Event organizers commonly issue optimistic turnout projections to demonstrate momentum; media reports on the “No Kings” movement reflect organizers’ claims of potentially massive participation without detailing counting methods [4]. Organizers’ figures are promotional by nature and often lack transparent methodology, whereas university monitors and civic-research observatories publish detailed techniques and margins of error, as seen in the USP reports on São Paulo and Rio [1] [2]. The divergence matters because policymakers, police, and historians rely on publicly available counts; when methods aren’t disclosed, the numbers serve political narratives rather than rigorous evidence [4] [3].
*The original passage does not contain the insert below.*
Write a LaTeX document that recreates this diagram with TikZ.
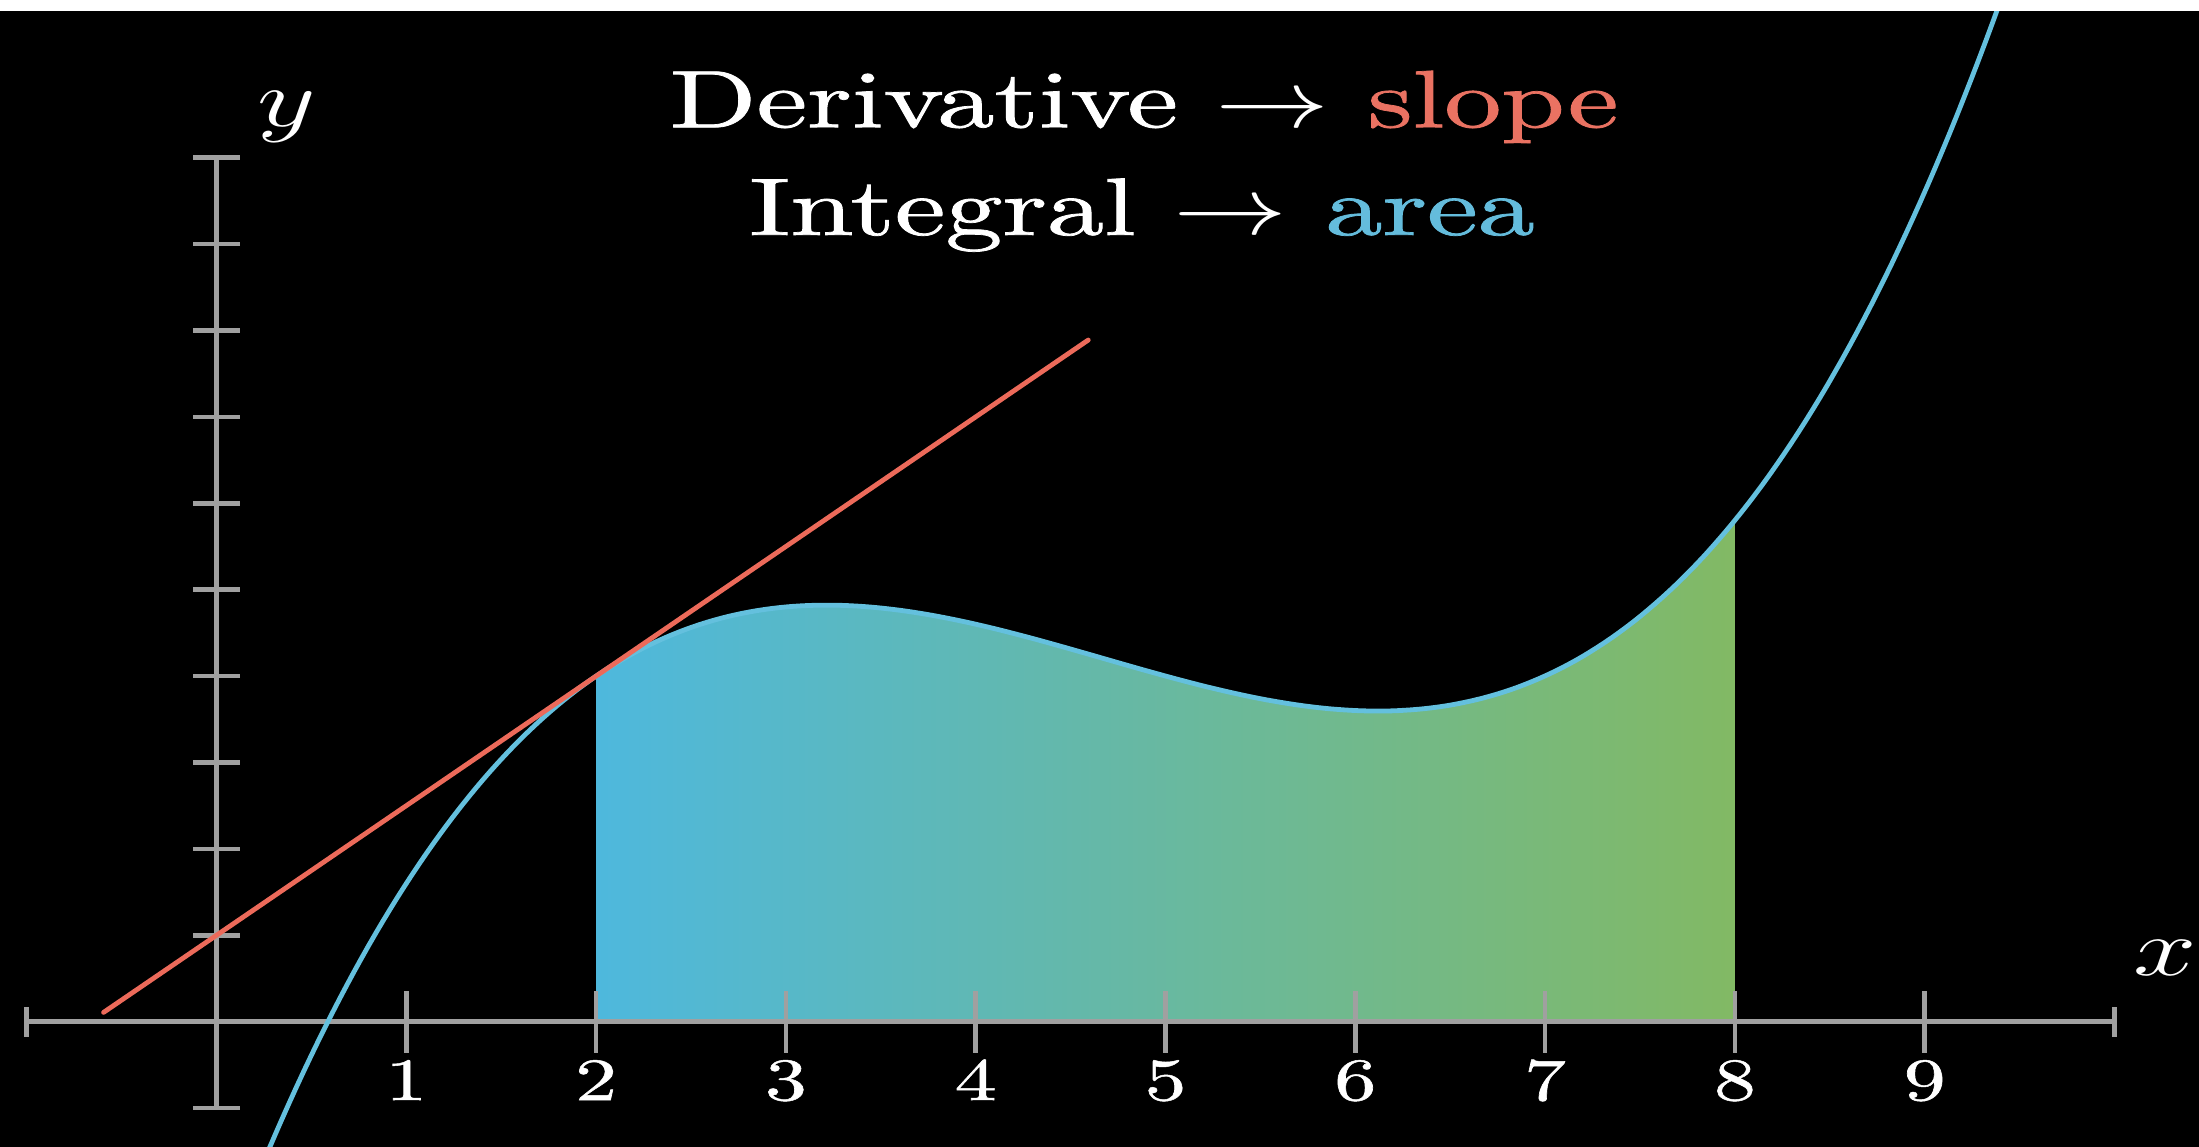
\RequirePackage{fix-cm}
\documentclass[tikz,border=0pt]{standalone}
\usepackage{graphicx}
\usepackage{xcolor}
\definecolor{axisgray}{RGB}{160,160,160}
\definecolor{curveblue}{RGB}{100,192,222}
\definecolor{slopered}{RGB}{236,106,90}
\definecolor{slopetext}{RGB}{234,114,98}
\definecolor{areatext}{RGB}{100,188,220}
\definecolor{areaL}{RGB}{78,184,221}
\definecolor{areaR}{RGB}{130,185,100}
\font\ttlfont="[lmroman10-regular.otf]:mapping=tex-text;embolden=0.9" at 40.7pt
\font\numfont="[lmroman10-regular.otf]:mapping=tex-text;embolden=0.8" at 30pt
\begin{document}
\begin{tikzpicture}[x=94.9pt, y=43.2pt,
  declare function={f(\t)=0.1*\t*\t*\t-1.4*\t*\t+5.9*\t-3;},
  axisline/.style={draw=axisgray, line width=2.5pt},
  tickline/.style={draw=axisgray, line width=2.3pt},
  curveline/.style={draw=curveblue, line width=2.4pt},
  tangentline/.style={draw=slopered, line width=2.4pt, line cap=round},
  titletext/.style={text=white, anchor=base, inner sep=0pt, font=\fontsize{40.7}{48}\selectfont\ttlfont},
  axislabel/.style={text=white, anchor=base, inner sep=0pt, font=\fontsize{40.7}{48}\selectfont},
  numlabel/.style={text=white, anchor=base, inner sep=0pt, font=\fontsize{30}{36}\selectfont\numfont}]
\useasboundingbox (-1.1407,-1.4502) rectangle (10.4452,11.8252);
\begin{scope}
\clip (-1.1407,-1.4502) rectangle (10.4452,11.8252);
\fill[black] (-1.1407,-1.4502) rectangle (10.4452,11.8252);
% area under the curve
\shade[left color=areaL, right color=areaR] (2,0) -- plot[domain=2:8, samples=120] (\x,{f(\x)}) -- (8,0) -- cycle;
% x axis
\draw[axisline] (-1,0) -- (10,0);
\foreach \i in {1,...,9} { \draw[tickline] (\i,-0.36) -- (\i,0.36); }
\draw[tickline] (-1,-0.174) -- (-1,0.174);
\draw[tickline] (10,-0.174) -- (10,0.174);
% y axis
\draw[axisline] (0,-1) -- (0,10);
\foreach \j in {-1,1,2,3,4,5,6,7,8,9,10} { \draw[tickline] (-0.122,\j) -- (0.122,\j); }
% curve
\draw[curveline] plot[domain=0.12:9.55, samples=250] (\x,{f(\x)});
% tangent line
\coordinate (tA) at (-0.595,0.1075);
\coordinate (tB) at (4.593,7.8895);
\draw[tangentline] (tA) -- (tB);
% labels
\node[titletext] (line1) at (4.887,10.352) {\scalebox{1.4}[1]{Derivative $\rightarrow$ \textcolor{slopetext}{slope}}};
\node[titletext] (line2) at (4.876,9.106) {\scalebox{1.4}[1]{Integral $\rightarrow$ \textcolor{areatext}{area}}};
\node[axislabel] (ylab) at (0.371,10.36) {\scalebox{1.4}[1]{$y$}};
\node[axislabel] (xlab) at (10.266,0.54) {\scalebox{1.4}[1]{$x$}};
\foreach \i in {1,...,9} { \node[numlabel] (num\i) at (\i,-0.907) {\scalebox{1.4}[1]{\i}}; }
% white strip at the top
\fill[white] (-1.1407,11.6979) rectangle (10.4452,11.8252);
\end{scope}
\end{tikzpicture}
\end{document}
3. Sensors, mathematical models and the promise of scalable accuracy

Beyond imagery, researchers are adapting sensor-based approaches and mathematical models—for instance, models used to estimate crowding in airport security have been repurposed to infer flow and density in public events, combining sensor counts with statistical models to reduce bias from occlusions or uneven coverage [6]. These methods can improve temporal resolution and estimate turnover, which aerial snapshots miss, but they require instrument deployment, calibration, and data-sharing agreements that are rarely in place for spontaneous mass protests. When available, sensor-plus-model approaches give richer dynamic insight but rely on technical capacity and cooperative access [6].

4. The practical limits: margins of error, sampling choices, and interpretation

Published monitors explicitly attach margins of error to their totals—12% in the Brazilian university counts—which encapsulate uncertainty from sampling, image quality, and analytic choices [1] [2]. Margins of error are essential but often absent from headline figures, leading to false precision. Sampling decisions—like which sections to count directly and how to extrapolate to contiguous crowds—drive variance between independent estimates. For decision-makers, the relevant question is not a single number but a credible range and an account of the assumptions that produced it [3] [1].

5. New threats to trust: AI-generated imagery and manipulated visual claims

Advances in generative AI now enable the creation of plausible but fabricated crowd imagery, raising a new verification challenge for crowd estimation and media reporting [5]. Image-based counts are vulnerable to doctored photos and videos, and monitors must adopt provenance checks, multiple independent data streams, and metadata validation to avoid being misled. The risk is twofold: fake images can inflate perceived participation, and they can also be used to discredit legitimate demonstrations if counter-images are fabricated. Robust, multi-source corroboration is increasingly mandatory [5].

6. Best practice checklist: how credible crowd estimates are produced and communicated

Credible counts blend multiple methods: aerial imagery processed with transparent algorithms, ground-truth sampling, sensor/model integration, and clearly stated uncertainty bounds. Leading monitors publish methodology and margins alongside totals—as seen in USP’s Monitor do Debate Político—so readers can evaluate assumptions [2] [1]. Transparency about data sources, timing of images, exclusion zones, and analytic thresholds is the core safeguard against politicized claims, enabling independent replication or informed critique by journalists and researchers [3] [6].

7. What this means for assessing “No Kings” turnout claims now

Given the pattern of methods, a reliable estimate of “No Kings” turnout would require at least one independent aerial or sensor-based count, published methodology, and uncertainty bounds; absent that, organizer projections remain promotional and unverifiable [4] [2]. Expect numbers to differ across sources, and treat any single headline figure without methodology as incomplete. The rising threat of AI manipulation heightens the need for cross-checked sources—imagery, sensor logs, and third-party monitors—before accepting a definitive attendance number [5] [1].